A contractor follow up system takes the pressure off. Instead of trying to be perfect at responding, you let automation handle the first touch. The lead gets acknowledged instantly. They get useful information. They feel taken care of. And when you do call them back, they are already warmed up and ready to talk.
This is not about replacing you. It is about making sure no lead falls through the cracks while you are out doing the actual work. The contractors who set this up do not just close more jobs. They close better jobs. Because they are not scrambling to call back cold leads. They are talking to people who already feel good about them.
If you are also spending time driving out to estimates that go nowhere, it might be worth looking into ways to qualify contractor leads before the estimate so you are only showing up for people who are actually ready to move forward.
Stop Leaving Money on the Table
Look, nobody gets into contracting because they love answering phones and sending follow-up texts. You got into this because you are good at building things, fixing things, and solving problems. That is where your skills are.
But the business side matters. And the biggest business problem most contractors have is not marketing. It is not pricing. It is not competition. It is the gap between when a lead comes in and when you actually respond to it.

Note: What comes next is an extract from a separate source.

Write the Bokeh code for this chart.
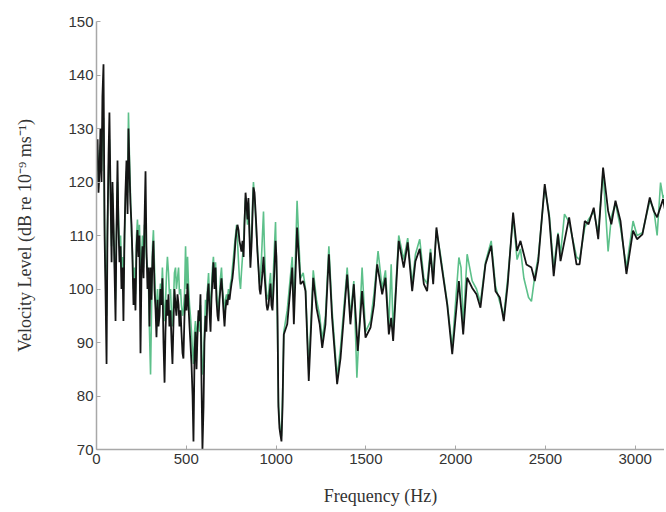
from bokeh.plotting import figure
from bokeh.models import FixedTicker
from bokeh.embed import file_html
from bokeh.resources import INLINE

# ---- black series (frequency in Hz, level in dB) ----
black_freq = [0, 6, 11, 17, 22, 28, 33, 39, 45, 50, 56, 61, 67, 72, 78, 84, 89, 95, 100, 106,
              111, 117, 122, 128, 134, 139, 145, 150, 156, 161, 167, 173, 178, 184, 189, 195, 200, 206, 212, 217,
              223, 228, 234, 239, 245, 251, 256, 262, 267, 273, 278, 284, 290, 295, 301, 306, 312, 317, 323, 329,
              334, 340, 345, 351, 356, 362, 367, 373, 379, 384, 390, 395, 401, 406, 412, 418, 423, 429, 434, 440,
              445, 451, 457, 462, 468, 473, 479, 484, 490, 496, 501, 507, 512, 518, 523, 529, 535, 540, 546, 551,
              557, 562, 568, 574, 579, 585, 590, 596, 601, 607, 612, 618, 624, 629, 635, 640, 646, 651, 657, 663,
              668, 674, 679, 685, 690, 696, 702, 707, 713, 718, 724, 729, 735, 741, 746, 752, 757, 763, 768, 774,
              780, 785, 791, 796, 802, 807, 813, 819, 824, 830, 835, 841, 846, 852, 857, 863, 869, 874, 880, 885,
              891, 896, 902, 908, 913, 919, 924, 930, 935, 941, 947, 952, 958, 963, 969, 974, 980, 986, 991, 997,
              1002, 1008, 1013, 1019, 1024, 1030, 1036, 1043, 1062, 1090, 1099, 1117, 1136, 1151, 1164, 1182, 1207, 1225, 1243, 1257,
              1275, 1294, 1312, 1340, 1359, 1396, 1414, 1433, 1455, 1479, 1498, 1526, 1545, 1563, 1591, 1609, 1628, 1641, 1652, 1683,
              1711, 1733, 1758, 1776, 1800, 1823, 1841, 1860, 1875, 1893, 1915, 1953, 1981, 2018, 2042, 2064, 2092, 2116, 2138, 2166,
              2198, 2222, 2246, 2268, 2290, 2320, 2342, 2361, 2394, 2422, 2441, 2460, 2496, 2521, 2546, 2570, 2584, 2632, 2673, 2690,
              2719, 2740, 2769, 2794, 2821, 2849, 2867, 2890, 2918, 2951, 2988, 3010, 3040, 3081, 3103, 3122, 3155, 3170]
black_level = [125, 128, 118, 122, 130, 120, 136, 142, 110, 100, 86, 110, 125, 133, 118, 105, 120, 112, 104, 94,
               110, 124, 112, 105, 108, 100, 104, 94, 110, 118, 124, 114, 130, 122, 116, 112, 106, 97, 102, 96,
               108, 111, 106, 110, 88, 104, 108, 102, 112, 122, 108, 100, 104, 93, 104, 98, 106, 109, 100, 96,
               91, 98, 93, 95, 100, 97, 102, 90, 82.5, 92, 98, 95, 99, 93, 96, 90, 86, 94, 100, 97,
               95, 99, 97, 93, 96, 92, 88, 87, 95, 99, 96, 101, 97, 93, 90, 86, 80, 71.5, 88, 92,
               85, 91, 96, 94, 99, 82, 70, 78, 90, 95, 92, 99, 101, 96, 92, 98, 102, 105, 100, 104,
               98, 95, 94, 98, 100, 102, 99, 96, 93, 96, 98, 97, 99, 98, 99.5, 101, 102, 104, 106, 109,
               111, 112, 111, 109, 108, 107, 109, 106, 112, 118, 116, 113, 117, 110, 104, 108, 114, 119, 118, 115,
               111, 107, 104, 100, 99, 101, 103, 106, 103, 100, 97, 96, 97, 99, 101, 97, 96, 100, 104, 109,
               106, 95, 78, 74, 72.8, 71.5, 78, 91.5, 93.4, 104, 93.4, 111.5, 100.9, 101.5, 99.6, 82.8, 102.1, 96.5, 93.4, 89,
               93.4, 106.5, 94.6, 82.2, 87.1, 102.7, 93.4, 100.9, 88.4, 99.6, 90.9, 92.8, 97, 104.6, 99, 102.1, 91.5, 94.6, 90.3, 109,
               104, 108.7, 99.6, 105.2, 107.5, 100.9, 99.6, 106.8, 100.9, 111.5, 105.9, 97.1, 87.8, 101.5, 91.5, 102.1, 100.2, 99, 96.5, 104.6,
               108.1, 99.6, 98.4, 94, 100.9, 114.3, 107.1, 109, 104.6, 104, 101.5, 105.2, 119.6, 113.4, 102.4, 110.2, 105.2, 113.4, 104.6, 104.6,
               112.7, 112.1, 115.2, 109.3, 122.7, 114.6, 112.1, 116.5, 112.7, 102.8, 110.9, 109.3, 110.2, 117.1, 114.6, 113.4, 116.8, 114]

# ---- green series ----
green_freq = [0, 6, 11, 17, 22, 28, 33, 39, 45, 50, 56, 61, 67, 72, 78, 84, 89, 95, 100, 106,
              111, 117, 122, 128, 134, 139, 145, 150, 156, 161, 167, 173, 178, 184, 189, 195, 200, 206, 212, 217,
              223, 228, 234, 239, 245, 251, 256, 262, 267, 273, 278, 284, 290, 295, 301, 306, 312, 317, 323, 329,
              334, 340, 345, 351, 356, 362, 367, 373, 379, 384, 390, 395, 401, 406, 412, 418, 423, 429, 434, 440,
              445, 451, 457, 462, 468, 473, 479, 484, 490, 496, 501, 507, 512, 518, 523, 529, 535, 540, 546, 551,
              557, 562, 568, 574, 579, 585, 590, 596, 601, 607, 612, 618, 624, 629, 635, 640, 646, 651, 657, 663,
              668, 674, 679, 685, 690, 696, 702, 707, 713, 718, 724, 729, 735, 741, 746, 752, 757, 763, 768, 774,
              780, 785, 791, 796, 802, 807, 813, 819, 824, 830, 835, 841, 846, 852, 857, 863, 869, 874, 880, 885,
              891, 896, 902, 908, 913, 919, 924, 930, 935, 941, 947, 952, 958, 963, 969, 974, 980, 986, 991, 997,
              1002, 1008, 1013, 1019, 1024, 1030, 1036, 1043, 1062, 1090, 1099, 1117, 1136, 1151, 1164, 1182, 1207, 1225, 1243, 1257,
              1275, 1294, 1312, 1340, 1359, 1396, 1414, 1433, 1450, 1479, 1498, 1526, 1545, 1568, 1591, 1609, 1628, 1641, 1652, 1683,
              1711, 1733, 1758, 1776, 1800, 1823, 1841, 1860, 1875, 1893, 1915, 1953, 1981, 2018, 2030, 2042, 2064, 2092, 2116, 2138,
              2166, 2198, 2222, 2246, 2268, 2290, 2320, 2342, 2361, 2380, 2406, 2422, 2441, 2460, 2496, 2521, 2546, 2570, 2584, 2606,
              2632, 2673, 2690, 2719, 2740, 2769, 2794, 2821, 2849, 2867, 2890, 2918, 2951, 2988, 3010, 3040, 3081, 3103, 3122, 3141,
              3155, 3170]
green_level = [122, 126, 120, 125, 127, 122, 130, 132, 112, 104, 95, 112, 122, 128, 118, 108, 118, 110, 106, 98,
               110, 120, 114, 108, 110, 104, 106, 100, 110, 116, 122, 118, 133, 124, 118, 110, 107, 100, 104, 99,
               110, 113, 108, 112, 104, 106, 110, 104, 112, 110, 106, 104, 100, 92, 84, 95, 108, 111, 104, 98,
               94, 100, 96, 98, 101, 99, 104, 98, 94, 97, 103, 106, 103, 99, 100, 95, 93, 98, 103, 104,
               100, 102, 104, 99, 100, 97, 95, 96, 99, 108, 100, 106, 101, 97, 95, 92, 88, 86, 92, 94,
               89, 93, 95, 92, 97, 90, 84, 86, 92, 98, 95, 100, 103, 99, 95, 100, 104, 106, 102, 105,
               100, 97, 96, 99, 102, 104, 100, 98, 95, 98, 99, 98, 100, 99, 101, 102, 104, 106, 108, 110,
               112, 109, 105, 102, 100, 103, 106, 108, 113, 117, 115, 112, 116, 111, 106, 109, 116, 120, 117, 114,
               110, 108, 104, 101, 102, 106, 110, 114.5, 108, 102, 99, 98, 99, 101, 103, 99, 98, 104, 108, 112.5,
               104, 92, 79, 75, 73.5, 72.5, 80, 92, 96, 106, 96, 116.5, 102, 103, 100, 85, 103.5, 98, 95, 90.5,
               95, 108, 96, 83.5, 89, 104, 95, 101.5, 83.4, 104, 92, 94, 99, 107.1, 100, 103.5, 93, 104.6, 92, 110,
               105.5, 109.5, 101, 106.5, 109.3, 102, 101, 107.5, 102, 111, 106.5, 97.5, 89, 105.9, 104, 93, 106.5, 101.5, 100, 97.5,
               105, 109, 100.5, 97.5, 95, 102, 113.5, 105.5, 107.5, 102, 98.4, 97.7, 102.5, 106, 119, 114, 104, 110.5, 106.5, 114,
               112.5, 106, 105.5, 111.5, 113, 114.5, 110.5, 122, 107, 113.5, 116, 111.5, 104, 112.7, 110, 110.5, 116.5, 115, 110, 119.9,
               117, 118]

y_ticks = [70, 80, 90, 100, 110, 120, 130, 140, 150]
x_ticks = [0, 500, 1000, 1500, 2000, 2500, 3000]

p = figure(width=664, height=510, output_backend="svg", toolbar_location=None,
           x_range=(0, 3163), y_range=(70, 150),
           min_border_left=96, min_border_right=0, min_border_top=21, min_border_bottom=61)
p.outline_line_color = None
p.background_fill_color = "white"
p.border_fill_color = "white"
p.xgrid.visible = False
p.ygrid.visible = False

p.line(green_freq, green_level, line_color="#5dc08a", line_width=1.6)
p.line(black_freq, black_level, line_color="#151515", line_width=1.8)

for ax in (p.xaxis[0], p.yaxis[0]):
    ax.axis_line_color = "#a8a8a8"
    ax.axis_line_width = 1.5
    ax.major_tick_line_color = "#a8a8a8"
    ax.major_tick_in = 4
    ax.major_tick_out = 0
    ax.minor_tick_line_color = None
    ax.major_label_text_font = "Liberation Sans"
    ax.major_label_text_font_size = "15px"
    ax.major_label_text_color = "#333333"
    ax.axis_label_text_font = "Liberation Serif"
    ax.axis_label_text_font_size = "18px"
    ax.axis_label_text_font_style = "normal"
    ax.axis_label_text_color = "#333333"

p.xaxis[0].ticker = FixedTicker(ticks=x_ticks)
p.yaxis[0].ticker = FixedTicker(ticks=y_ticks)
p.xaxis[0].major_label_standoff = 4
p.yaxis[0].major_label_standoff = 3
p.xaxis[0].axis_label = "Frequency (Hz)"
p.yaxis[0].axis_label = "Velocity Level (dB re 10\u207b\u2079 ms\u207b\u00b9)"
p.xaxis[0].axis_label_standoff = 19
p.yaxis[0].axis_label_standoff = 30

open("out.html", "w").write(file_html(p, INLINE))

Close that gap and everything changes. More booked jobs. Less wasted ad spend. Higher closing rates. Less stress wondering where the next job is coming from.
You do not have to be perfect. You just have to be fast. Faster than 4 hours. Faster than 9 hours. Faster than the guy down the street who is still relying on voicemail.
Start with the small stuff. Set up a missed call text. Respond to web forms faster. Follow up more than once. And if you want to really lock it in, put a system in place that does the heavy lifting for you.
The leads are already there. The homeowners are already looking for you. All you have to do is answer.